Home Business News Euro faces post-French election uncertainty

The US dollar has been under pressure since late June and has settled near its lowest point in nearly a month against major currencies, following a weaker-than-expected jobs report last Friday.

This has raised speculation that the Federal Reserve might cut interest rates in September.

Traders are awaiting Federal Reserve Chair Jerome Powell’s upcoming testimony before Congress and the release of consumer price data for further insights into future US interest rate decisions.

The market’s focus will be on how Powell communicates the risks between stubborn inflation and a slowing labor market, as well as the generally slowing economy.

A dovish tone could lead markets to increase their bets further on a September rate cut, which may push the dollar even lower. Higher expectations of rate cuts and more dovish comments could confirm a softer monetary policy outlook and could drive Treasury yields lower, thereby putting further pressure on the dollar.

In Europe, the euro stabilized after volatile trading on Monday, driven by political uncertainty following France’s hung parliament.

Despite this, the European currency remained near recent highs. The surprise victory of France’s leftist New Popular Front (NFP) alliance in the recent election has increased investor caution, particularly in the bond market. With the NFP failing to secure an absolute majority, the hung parliament complicates government formation and policy enactment.
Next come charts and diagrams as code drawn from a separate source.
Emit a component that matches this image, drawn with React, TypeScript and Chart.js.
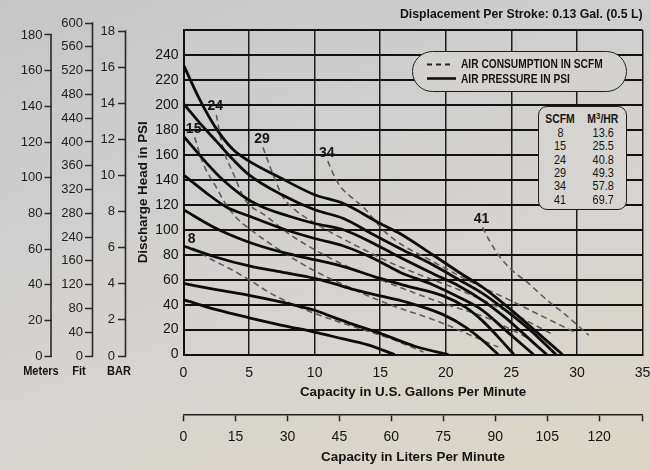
import React, { useEffect, useRef } from 'react';
import { Chart, registerables } from 'chart.js';

Chart.register(...registerables);

const FONT = "'Liberation Sans Narrow', 'Arial Narrow', 'Liberation Sans', Arial, sans-serif";

// ---- Air pressure curves (solid), points as [gpm, psi] ----
const airCurve1 = [[0, 232], [1.2, 205], [2.5, 181], [3.8, 164], [5, 155], [7.5, 141], [10, 128], [12.2, 121], [15, 105], [16.5, 97], [19, 80], [21, 66], [22.8, 54], [24.5, 40], [26.5, 22], [28.9, 0]];
const airCurve2 = [[0, 201], [1.2, 186], [2.5, 171], [3.8, 156], [5, 144], [7.5, 128], [10, 116], [12.2, 109], [14.5, 96], [16.5, 85], [19, 72], [21, 60], [22.8, 49], [24.5, 36], [26.5, 19], [28.4, 0]];
const airCurve3 = [[0, 175], [1.8, 153], [3, 140], [4.8, 125], [6.3, 117], [8, 111], [10, 105], [12.2, 100], [14.5, 89], [16.5, 78], [19, 65], [21, 55], [22.8, 43.5], [24.5, 30], [26, 16], [27.7, 0]];
const airCurve4 = [[0, 144], [1.8, 129], [3.3, 118], [5, 111], [7.5, 101], [10, 93], [12.2, 87], [14.5, 77], [16.5, 66], [19, 56], [21, 46], [22.8, 35.5], [24.5, 20], [26.7, 0]];
const airCurve5 = [[0, 116], [2.5, 101], [5, 90], [7.5, 82], [10, 76], [12, 71], [15, 61], [17, 55], [19.8, 47], [21.5, 38], [22.8, 27], [24, 14], [25.2, 0]];
const airCurve6 = [[0, 87], [2.5, 78], [5, 71], [7.5, 66], [10, 61], [11.4, 57], [13, 52], [15, 47], [17, 42], [19.8, 32], [21.5, 22], [22.8, 11.5], [24, 0]];
const airCurve7 = [[0, 57], [2.5, 52], [5, 47.5], [7.5, 42], [10, 35.5], [11.4, 30], [13, 24], [15, 17], [17.7, 6.5], [20.2, 0]];
const airCurve8 = [[0, 44], [2.5, 36], [5, 29.5], [7.5, 23.5], [10, 18], [12, 13], [14, 8], [16.1, 0]];

// ---- Air consumption curves (dashed), points as [gpm, psi] ----
const scfm8 = [[0.7, 85.5], [2, 77], [3.5, 69], [5, 60], [6.5, 50], [8.4, 40], [10, 33], [12.2, 25], [14, 19], [16, 12], [18.3, 2]];
const scfm15 = [[0.85, 174], [1.5, 153], [2.5, 134], [3.2, 121], [4, 110], [5, 101], [7.6, 82], [10, 67], [12.2, 56], [15, 43], [19.8, 25], [22, 15], [24, 6]];
const scfm24 = [[2.5, 192], [3, 166], [3.8, 145], [4.7, 124], [6.3, 111], [8, 97], [10, 84], [12.2, 72], [15, 60], [19.8, 41], [23, 30], [25, 20], [26.5, 12]];
const scfm29 = [[6.06, 166], [6.8, 145], [7.6, 126], [8.5, 116], [9.6, 108], [11.4, 97], [13.4, 86], [15.5, 75], [18, 64], [21, 52], [24, 38], [26, 28], [28, 17]];
const scfm34 = [[11, 155], [11.5, 143], [12, 134], [12.7, 127], [13.9, 116], [15.2, 100], [16.5, 89], [18.4, 78], [21.6, 60], [24.9, 43.5], [27.5, 30], [30, 17]];
const scfm41 = [[22.8, 102], [23.4, 90], [24, 80], [25, 68], [26.2, 58], [27.9, 42], [29, 33], [30, 24], [30.9, 15.5]];

const airCurves = [airCurve1, airCurve2, airCurve3, airCurve4, airCurve5, airCurve6, airCurve7, airCurve8];
const scfmCurves = [scfm8, scfm15, scfm24, scfm29, scfm34, scfm41];
const scfmNames = ['8', '15', '24', '29', '34', '41'];

// ---- Table ----
const tableScfm = ['8', '15', '24', '29', '34', '41'];
const tableM3hr = ['13.6', '25.5', '40.8', '49.3', '57.8', '69.7'];

// ---- Axis ranges / tick labels ----
const gpmRange = [0, 35];
const gpmStep = 5;
const psiRange = [0, 260];
const psiStep = 20;
const litersRange = [0, 132.5];
const litersStep = 15;
const meterTicksMax = 180;
const meterStep = 20;
const fitTickLabels = ['0', '40', '80', '120', '160', '240', '280', '320', '360', '400', '440', '480', '520', '560', '600'];
const barTicksMax = 18;
const barStep = 2;

const TXT = '#141414';

const curveLabelPlugin = {
  id: 'curveLabels',
  afterDatasetsDraw(chart: any) {
    const ctx = chart.ctx;
    chart.data.datasets.forEach((ds: any, i: number) => {
      if (!ds.curveLabel) return;
      const meta = chart.getDatasetMeta(i);
      const p = meta.data[0];
      if (!p) return;
      ctx.save();
      ctx.font = `bold 14px ${FONT}`;
      ctx.fillStyle = TXT;
      ctx.textAlign = 'center';
      ctx.textBaseline = 'alphabetic';
      ctx.fillText(ds.curveLabel, p.x - 1, p.y - 4.5);
      ctx.restore();
    });
  },
};

const axisLinePlugin = {
  id: 'axisLines',
  afterDraw(chart: any) {
    const ctx = chart.ctx;
    ['m', 'f', 'b'].forEach((id) => {
      const s = chart.scales[id];
      if (!s || !s.ticks.length) return;
      const top = s.getPixelForValue(s.ticks[s.ticks.length - 1].value);
      const bottom = s.getPixelForValue(0);
      ctx.save();
      ctx.strokeStyle = '#2a2a2a';
      ctx.lineWidth = 1.6;
      ctx.beginPath();
      ctx.moveTo(s.right - 0.5, top - 0.75);
      ctx.lineTo(s.right - 0.5, bottom + 0.75);
      ctx.stroke();
      ctx.restore();
    });
  },
};

const Cond = ({ children, scale = 0.85 }: { children: React.ReactNode; scale?: number }) => (
  <span style={{ display: 'inline-block', transform: `scaleX(${scale})`, transformOrigin: 'center' }}>{children}</span>
);

export default function App() {
  const mainRef = useRef<HTMLCanvasElement>(null);
  const leftRef = useRef<HTMLCanvasElement>(null);

  useEffect(() => {
    const tickFont = { family: FONT, size: 14 };
    const titleFont = { family: FONT, size: 13.4, weight: 'bold' as const };

    const datasets: any[] = [];
    airCurves.forEach((c, i) => {
      datasets.push({
        label: `air${i}`,
        data: c.map(([x, y]) => ({ x, y })),
        borderColor: '#0c0c0c',
        borderWidth: 2.8,
        pointRadius: 0,
        fill: false,
        cubicInterpolationMode: 'monotone',
        xAxisID: 'x',
        yAxisID: 'y',
      });
    });
    scfmCurves.forEach((c, i) => {
      datasets.push({
        label: `scfm${scfmNames[i]}`,
        curveLabel: scfmNames[i],
        data: c.map(([x, y]) => ({ x, y })),
        borderColor: '#5c5c5c',
        borderWidth: 1.6,
        borderDash: [6, 4],
        pointRadius: 0,
        fill: false,
        cubicInterpolationMode: 'monotone',
        xAxisID: 'x',
        yAxisID: 'y',
      });
    });

    const main = new Chart(mainRef.current as HTMLCanvasElement, {
      type: 'line',
      data: { datasets },
      plugins: [curveLabelPlugin],
      options: {
        animation: false,
        responsive: false,
        events: [],
        layout: { padding: { left: 126, right: 7.5, top: 0, bottom: 0 } },
        plugins: {
          legend: { display: false },
          tooltip: { enabled: false },
          title: {
            display: true,
            text: 'Displacement Per Stroke: 0.13 Gal. (0.5 L)',
            align: 'end',
            color: TXT,
            font: { family: FONT, size: 12.3, weight: 'bold' },
            padding: { top: 7, bottom: 8.24 },
          },
        },
        scales: {
          x: {
            type: 'linear',
            position: 'bottom',
            weight: 0,
            min: gpmRange[0],
            max: gpmRange[1],
            ticks: { stepSize: gpmStep, padding: 10.3, color: TXT, font: tickFont },
            grid: { color: '#1e1e1e', lineWidth: 1.5, drawTicks: false },
            border: { display: true, color: '#111', width: 2 },
            title: {
              display: true,
              text: 'Capacity in U.S. Gallons Per Minute',
              color: TXT,
              font: titleFont,
              padding: { top: 0, bottom: 14.3 },
            },
            afterFit: (s: any) => { s.height = 59.7; s.paddingLeft = 0; s.paddingRight = 0; },
          },
          x2: {
            type: 'linear',
            axis: 'x',
            position: 'bottom',
            weight: 1,
            min: litersRange[0],
            max: litersRange[1],
            afterBuildTicks: (s: any) => { s.ticks.push({ value: s.max }); },
            ticks: {
              stepSize: litersStep,
              includeBounds: false,
              padding: 7.6,
              color: TXT,
              font: tickFont,
              callback: (v: any) => (Number(v) % litersStep === 0 ? String(v) : ''),
            },
            grid: { drawOnChartArea: false, drawTicks: true, tickLength: 7, tickColor: '#222', tickWidth: 1.5, color: '#222' },
            border: { display: true, color: '#222', width: 1.5 },
            title: {
              display: true,
              text: 'Capacity in Liters Per Minute',
              color: TXT,
              font: titleFont,
              padding: { top: 0, bottom: 5 },
            },
            afterFit: (s: any) => { s.height = 55.7; s.paddingLeft = 0; s.paddingRight = 0; },
          },
          y: {
            type: 'linear',
            position: 'left',
            min: psiRange[0],
            max: psiRange[1],
            ticks: {
              stepSize: psiStep,
              padding: 5,
              color: TXT,
              font: tickFont,
              callback: (v: any) => (Number(v) >= psiRange[1] ? '' : String(v)),
            },
            grid: { color: '#111', lineWidth: 2, drawTicks: false },
            border: { display: true, color: '#111', width: 2 },
            title: {
              display: true,
              text: 'Discharge Head in PSI',
              color: TXT,
              font: titleFont,
              padding: { top: 9, bottom: 0 },
            },
            afterFit: (s: any) => { s.width = 57.5; },
          },
        },
      } as any,
    });

    const sideTick = { family: FONT, size: 13 };
    const left = new Chart(leftRef.current as HTMLCanvasElement, {
      type: 'line',
      data: { datasets: [] },
      plugins: [axisLinePlugin],
      options: {
        animation: false,
        responsive: false,
        events: [],
        layout: { padding: { left: 0, right: 0, top: 23, bottom: 114 } },
        plugins: { legend: { display: false }, tooltip: { enabled: false } },
        scales: {
          xx: { type: 'linear', axis: 'x', position: 'bottom', display: false, min: 0, max: 1 },
          m: {
            type: 'linear', axis: 'y', position: 'left', weight: 3,
            min: 0, max: meterTicksMax * 333 / 321,
            ticks: { stepSize: meterStep, includeBounds: false, padding: 2, color: '#222', font: sideTick },
            grid: { drawOnChartArea: false, drawTicks: true, tickLength: 7, tickColor: '#2a2a2a', tickWidth: 1.5 },
            border: { display: false },
            afterFit: (s: any) => { s.width = 51.5; },
          },
          f: {
            type: 'linear', axis: 'y', position: 'left', weight: 2,
            min: 0, max: fitTickLabels.length - 1,
            ticks: {
              stepSize: 1, includeBounds: false, padding: 2, color: '#222', font: sideTick,
              callback: (v: any) => fitTickLabels[Number(v)] ?? '',
            },
            grid: { drawOnChartArea: false, drawTicks: true, tickLength: 8, tickColor: '#2a2a2a', tickWidth: 1.5 },
            border: { display: false },
            afterFit: (s: any) => { s.width = 41.5; },
          },
          b: {
            type: 'linear', axis: 'y', position: 'left', weight: 1,
            min: 0, max: barTicksMax * 333 / 325,
            ticks: { stepSize: barStep, includeBounds: false, padding: 3, color: '#222', font: sideTick },
            grid: { drawOnChartArea: false, drawTicks: true, tickLength: 8, tickColor: '#2a2a2a', tickWidth: 1.5 },
            border: { display: false },
            afterFit: (s: any) => { s.width = 33; },
          },
        },
      } as any,
    });

    return () => {
      main.destroy();
      left.destroy();
    };
  }, []);

  const boldSmall: React.CSSProperties = { fontFamily: FONT, fontWeight: 'bold', color: TXT, position: 'absolute', whiteSpace: 'nowrap' };
  const cell: React.CSSProperties = { position: 'absolute', fontFamily: FONT, fontSize: 12.5, color: TXT, lineHeight: '14px', textAlign: 'center', whiteSpace: 'nowrap' };

  return (
    <div
      style={{
        position: 'fixed', left: 0, top: 0, width: 650, height: 470, overflow: 'hidden',
        background: 'linear-gradient(160deg, #c6c6c6 0%, #cfcfcf 35%, #d7d5d0 65%, #ddd6c6 100%)',
      }}
    >
      <canvas ref={mainRef} width={650} height={470} style={{ position: 'absolute', left: 0, top: 0 }} />
      <canvas ref={leftRef} width={140} height={470} style={{ position: 'absolute', left: 0, top: 0 }} />

      {/* side axis names */}
      <div style={{ ...boldSmall, fontSize: 13, left: 16, width: 50, top: 363, textAlign: 'center' }}><Cond>Meters</Cond></div>
      <div style={{ ...boldSmall, fontSize: 13, left: 64, width: 30, top: 363, textAlign: 'center' }}><Cond>Fit</Cond></div>
      <div style={{ ...boldSmall, fontSize: 13, left: 103, width: 32, top: 363, textAlign: 'center' }}><Cond>BAR</Cond></div>

      {/* legend */}
      <div
        style={{
          position: 'absolute', left: 412, top: 51, width: 215, height: 41, boxSizing: 'border-box',
          border: '1.5px solid #1e1e1e', borderRadius: 21, background: '#d3d2cf',
        }}
      >
        <svg width={45} height={41} style={{ position: 'absolute', left: 0, top: 0 }}>
          <line x1={14} y1={12.5} x2={40} y2={12.5} stroke="#222" strokeWidth={1.8} strokeDasharray="5 4" />
          <line x1={14} y1={26.5} x2={43} y2={26.5} stroke="#111" strokeWidth={2.6} />
        </svg>
        <div style={{ ...boldSmall, fontSize: 12, left: 48, top: 4, lineHeight: '16px', transform: 'scaleX(0.85)', transformOrigin: 'left' }}>AIR CONSUMPTION IN SCFM</div>
        <div style={{ ...boldSmall, fontSize: 12, left: 48, top: 19, lineHeight: '16px', transform: 'scaleX(0.85)', transformOrigin: 'left' }}>AIR PRESSURE IN PSI</div>
      </div>

      {/* SCFM / M3/HR table */}
      <div
        style={{
          position: 'absolute', left: 538, top: 106, width: 89, height: 104, boxSizing: 'border-box',
          border: '1.5px solid #1e1e1e', borderRadius: 9, background: '#d5d4d1',
        }}
      >
        <div style={{ ...boldSmall, fontSize: 12, left: 2, width: 38, top: 5, lineHeight: '15px', textAlign: 'center' }}><Cond scale={0.87}>SCFM</Cond></div>
        <div style={{ ...boldSmall, fontSize: 12, left: 42, width: 44, top: 5, lineHeight: '15px', textAlign: 'center' }}>
          <Cond scale={0.87}>M<sup style={{ fontSize: 9, verticalAlign: 'top', lineHeight: '9px' }}>3</sup>/HR</Cond>
        </div>
        {tableScfm.map((s, i) => (
          <React.Fragment key={s}>
            <div style={{ ...cell, left: 2, width: 38, top: 19 + i * 13.3 }}><Cond scale={0.87}>{s}</Cond></div>
            <div style={{ ...cell, left: 42, width: 44, top: 19 + i * 13.3 }}><Cond scale={0.87}>{tableM3hr[i]}</Cond></div>
          </React.Fragment>
        ))}
      </div>
    </div>
  );
}
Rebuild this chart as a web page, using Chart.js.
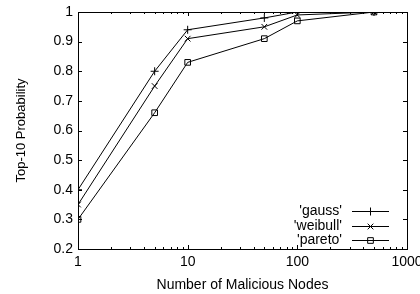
<!DOCTYPE html>
<html>
<head>
<meta charset="utf-8">
<script src="https://cdn.jsdelivr.net/npm/chart.js@4/dist/chart.umd.min.js"></script>
<style>
  html, body { margin: 0; padding: 0; background: #fff; }
  #wrap { width: 420px; height: 294px; }
</style>
</head>
<body>
<div id="wrap"><canvas id="LineChart"></canvas></div>
<script>
var nodes = [1, 5, 10, 50, 100, 500];
var gauss = [0.40, 0.80, 0.94, 0.98, 1.00, 1.00];
var weibull = [0.35, 0.75, 0.91, 0.95, 0.99, 1.00];
var pareto = [0.30, 0.66, 0.83, 0.91, 0.97, 1.00];
var xTicks = [1, 10, 100, 1000];
var seriesNames = ["'gauss'", "'weibull'", "'pareto'"];

function pts(vals) {
    return nodes.map(function (n, i) { return { x: n, y: vals[i] }; });
}

var fam = 'Liberation Sans, Arial, sans-serif';
var font = { family: fam, size: 14 };

var data = {
    datasets: [{
        label: seriesNames[0],
        data: pts(gauss),
        borderColor: '#000', backgroundColor: 'rgba(0,0,0,0)',
        borderWidth: 1, pointStyle: 'cross', pointRadius: 4,
    }, {
        label: seriesNames[1],
        data: pts(weibull),
        borderColor: '#000', backgroundColor: 'rgba(0,0,0,0)',
        borderWidth: 1, pointStyle: 'crossRot', pointRadius: 4,
    }, {
        label: seriesNames[2],
        data: pts(pareto),
        borderColor: '#000', backgroundColor: 'rgba(0,0,0,0)',
        borderWidth: 1, pointStyle: 'rect', pointRadius: 4,
    }]
};

// box, inward ticks and the gnuplot style key
var gnuplotBits = {
    id: 'gnuplotBits',
    afterDraw: function (chart) {
        var ctx = chart.ctx, a = chart.chartArea;
        var xs = chart.scales.x, ys = chart.scales.y;
        ctx.save();
        ctx.strokeStyle = '#000';
        ctx.lineWidth = 1;
        ctx.strokeRect(Math.round(a.left) + 0.5, Math.round(a.top) + 0.5,
            Math.round(a.right - a.left), Math.round(a.bottom - a.top));
        ctx.beginPath();
        ys.ticks.forEach(function (t) {
            var y = Math.round(ys.getPixelForValue(t.value)) + 0.5;
            ctx.moveTo(a.left, y); ctx.lineTo(a.left + 4, y);
            ctx.moveTo(a.right, y); ctx.lineTo(a.right - 4, y);
        });
        for (var d = 1; d < 1000; d *= 10) {
            for (var m = 1; m < 10; m++) {
                var v = d * m;
                var x = Math.round(xs.getPixelForValue(v)) + 0.5;
                var len = m === 1 ? 4 : 2;
                ctx.moveTo(x, a.bottom); ctx.lineTo(x, a.bottom - len);
                ctx.moveTo(x, a.top); ctx.lineTo(x, a.top + len);
            }
        }
        ctx.stroke();

        // key
        ctx.font = '14px ' + fam;
        ctx.textAlign = 'right';
        ctx.textBaseline = 'middle';
        chart.data.datasets.forEach(function (ds, i) {
            var y = Math.round(211 + i * 14.5) + 0.5;
            ctx.fillStyle = '#000';
            ctx.fillText(ds.label, 342, y);
            ctx.beginPath();
            ctx.moveTo(352, y);
            ctx.lineTo(389, y);
            ctx.stroke();
            ctx.fillStyle = 'rgba(0,0,0,0)';
            Chart.helpers.drawPoint(ctx, { pointStyle: ds.pointStyle, radius: 4, rotation: 0, borderWidth: 1 }, 370.5, y);
        });
        ctx.restore();
    }
};

var config = {
    type: 'line',
    data: data,
    options: {
        responsive: false,
        animation: false,
        layout: { padding: { left: 4, right: 13, top: 12, bottom: 0 } },
        plugins: { legend: { display: false }, tooltip: { enabled: false } },
        scales: {
            x: {
                type: 'logarithmic',
                min: 1, max: 1000,
                afterBuildTicks: function (s) {
                    s.ticks = xTicks.map(function (v) { return { value: v }; });
                },
                afterFit: function (s) {
                    s.height = 45;
                    s.paddingLeft = 0;
                    s.paddingRight = 0;
                },
                ticks: {
                    color: '#000', font: font, padding: 5, maxRotation: 0,
                    autoSkip: false,
                    callback: function (v) { return String(v); }
                },
                grid: { display: false, drawTicks: false },
                border: { display: false },
                title: { display: true, text: 'Number of Malicious Nodes', color: '#000', font: font, padding: { top: 2, bottom: 0 } }
            },
            y: {
                min: 0.2, max: 1,
                afterFit: function (s) {
                    s.width = 74;
                    s.paddingTop = 0;
                    s.paddingBottom = 0;
                },
                ticks: {
                    stepSize: 0.1, color: '#000', font: font, padding: 5,
                    callback: function (v) { return String(Math.round(v * 10) / 10); }
                },
                grid: { display: false, drawTicks: false },
                border: { display: false },
                title: { display: true, text: 'Top-10 Probability', color: '#000', font: { family: fam, size: 13 }, padding: { top: 10, bottom: 4 } }
            }
        }
    },
    plugins: [gnuplotBits]
};

var canvas = document.getElementById('LineChart');
canvas.width = 420;
canvas.height = 294;
var lineChart = new Chart(canvas, config);
</script>
</body>
</html>
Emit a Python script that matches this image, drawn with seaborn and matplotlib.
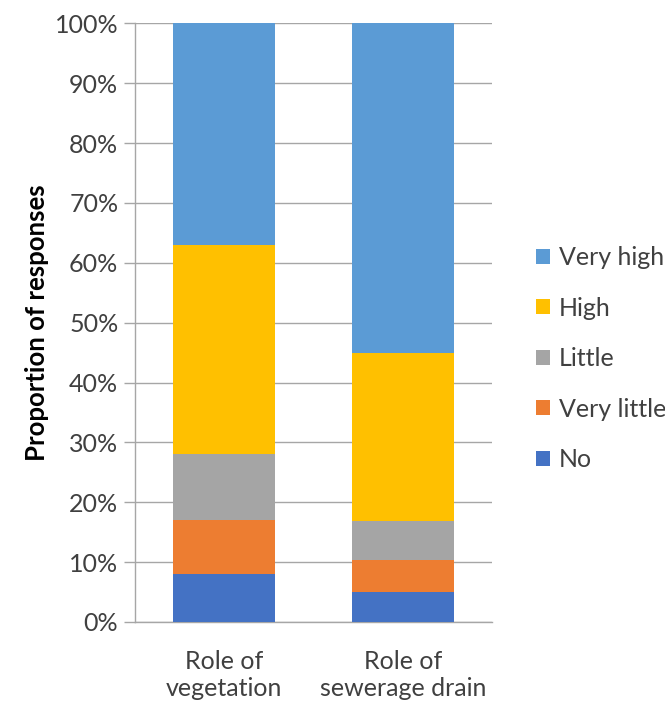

This political uncertainty has sustained a significant risk premium for French debt compared to German equivalents. Although slightly reduced from peak levels, investor sentiment towards French bonds remains cautious, suggesting that the spread between French and German bonds may not return to pre-election levels soon. Continued volatility in the French bond market is expected, potentially widening the spread further if political uncertainty persists.